TL– Il faut dire qu’il n’y a pas de luthier dédié à Bordeaux. Un peu avant le temps des enregistrements, j’ai rencontré un problème technique sur l’harmonica que je comptais utiliser. Il n’y avait pas d’autre solution que d’en commander un autre par correspondance chez un spécialiste à Paris. L’enregistrement de l’album Rhumbango a été son baptême.
Vous avez enregistré au studio Cryogène-Prod : comment s’est fait le choix du studio ?
AL– J’ai contacté Guillaume Thévenin, ingénieur du son, car nous avions des très bon retours sur ses compétences et sur la qualité du Studio Cryogène-Prod dont il est aussi le gérant. Nous n’écartions pas d’autres solutions comme d’aller enregistrer aux studios Ferber à Paris ou à l’Alhambra à Rochefort. Nous sommes venus pour voir les lieux et discuter du projet, puis nous avons vite senti que Guillaume allait être l’homme de la situation.

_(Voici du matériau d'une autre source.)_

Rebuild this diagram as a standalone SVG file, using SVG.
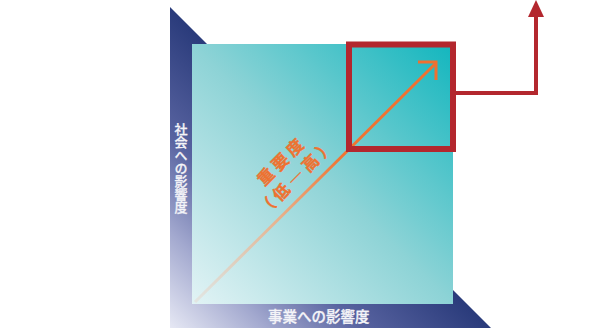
<svg xmlns="http://www.w3.org/2000/svg" width="611" height="331" viewBox="0 0 611 331">
<style>
.axis{font-family:"Noto Sans CJK JP","Noto Sans",sans-serif;fill:#f4f4f8;font-weight:500;stroke:#f4f4f8;stroke-width:0.3}
.imp{font-family:"Noto Sans CJK JP","Noto Sans",sans-serif;fill:#ee7231;stroke:#ee7231;stroke-width:0.4;font-weight:700;font-size:16.5px;letter-spacing:4px}
.red{stroke:#b3272e;fill:none}
</style>
<defs>
<linearGradient id="bg" gradientUnits="userSpaceOnUse" x1="170" y1="328" x2="330" y2="168">
<stop offset="0" stop-color="#e6e8f4"/>
<stop offset="0.3" stop-color="#a3a9cf"/>
<stop offset="0.6" stop-color="#5863a0"/>
<stop offset="1" stop-color="#2a3b7b"/>
</linearGradient>
<linearGradient id="sq" gradientUnits="userSpaceOnUse" x1="192" y1="304" x2="453" y2="44">
<stop offset="0" stop-color="#e2f3f5"/>
<stop offset="0.5" stop-color="#8dd3d6"/>
<stop offset="1" stop-color="#12b6be"/>
</linearGradient>
<linearGradient id="og" gradientUnits="userSpaceOnUse" x1="195" y1="302" x2="437" y2="62">
<stop offset="0" stop-color="#e4ddd6" stop-opacity="0.6"/>
<stop offset="0.35" stop-color="#e7b18c"/>
<stop offset="0.6" stop-color="#ef7533"/>
<stop offset="1" stop-color="#ef7030"/>
</linearGradient>
</defs>
<g id="background">
<polygon points="170,7 208,45 453,290 491,328 170,328" fill="url(#bg)"/>
</g>
<g id="matrix">
<rect x="192" y="44" width="261" height="260" fill="url(#sq)"/>
</g>
<g id="importance-arrow">
<line x1="195" y1="302" x2="436" y2="63" stroke="url(#og)" stroke-width="3"/>
<polyline points="418,62 436,62 436,80" fill="none" stroke="#ef7030" stroke-width="3"/>
</g>
<g id="highlight">
<rect class="red" x="349" y="44.5" width="104" height="104.5" stroke-width="6"/>
</g>
<g id="connectors">
<polyline class="red" points="456,93 536,93 536,16" stroke-width="4"/>
<polygon points="536,0 528,17 544,17" fill="#b3272e"/>
</g>
<g id="importance-label" transform="translate(288,170) rotate(-45)">
<text class="imp" x="2" y="-5" text-anchor="middle">重要度</text>
<text class="imp" x="2" y="17" text-anchor="middle">（低―高）</text>
</g>
<g id="y-label">
<text class="axis" x="181" y="123" font-size="13" style="writing-mode:vertical-rl">社会への影響度</text>
</g>
<g id="x-label">
<text class="axis" x="268" y="322" font-size="14.5">事業への影響度</text>
</g>
</svg>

Guillaume Thévenin– J’ai expliqué comment se passerait l’enregistrement, chacun étant dans une pièce avec vue sur les autres musiciens. Enfin, Agnès Jacquier est passée essayer le Steinway demi-queue dont nous avons équipé le studio. Je les remercie pour la confiance qu’ils m’ont faite autant en tant qu’ingénieur du son qu’en tant que mixeur.
Comment avez-vous arbitré entre l’harmonica et le saxophone ?
GT– Avec chacun des deux, j’ai travaillé sur les retours casques, sur le placement des micros, sur le type de microphones. J’ai mis 2 micros pour le saxophone -un micro à ruban pour la chaleur et un Neumann 87 pour l’ambiance de la pièce et l’air. Alors que le saxophone est à 40 cm du micro, celui de l’harmonica n’est qu’à un centimètre de l’instrument, comme collé. Mon travail d’ingénieur du son lors du mix a été de décoller l’harmonica pour qu’on retrouve tout le monde sur le même plan sonore. De plus l’harmonica a des aigus beaucoup plus perçants que ceux du saxophone. Il a fallu arbitrer entre toutes ces différences et les harmoniser avec la présence du piano. Il fallait aussi préparer le mixage dont le but était de créer l’illusion qu’ils jouaient tous dans la même pièce. Enfin, nous avons dû choisir parmi les diverses prises… Un vrai travail d’équipe.
Pour vous, les musiciens, comment s’est passé l’enregistrement ? Quel souvenir en gardez vous ?
AL– Nous voulions travailler avec quelqu’un ayant une sensibilité réelle pour les musiques du monde, ce qui était le cas de Guillaume. Comme il est également musicien, il est très attentif aux artistes. Il a été très à l’écoute, très réactif et surtout très patient avec nous.
JVS– N’oublions pas de mentionner Patrick Brugalières. Son soutien nous a été précieux. Accordéoniste, arrangeur et compositeur, Patrick a fréquenté des artistes renommés de la chanson française. Son rôle a été de veiller à la musicalité des enregistrements. Nous allons poursuivre ce partenariat puisque l’album sortira sous son label BeDooWap.
AJ– Patrick Brugalières et Guillaume Thévenin ont fait preuve d’une excellente complicité. Ils ont su nous accompagner avec talent et je garde un excellent souvenir de cette expérience.
TL– Si la rencontre avec le trio Aliaga a été une réaction exceptionnelle à la période de confinement sanitaire que nous avons tous vécu, j’ai également mis à profit ce temps pour travailler le piano et composer un ensemble de thèmes que je vais à l’avenir proposer au Trio Aliaga. Cet album pourrait n’être que le premier d’une série… Il est le fruit d’une rencontre adorable et le début collaboration prometteuse.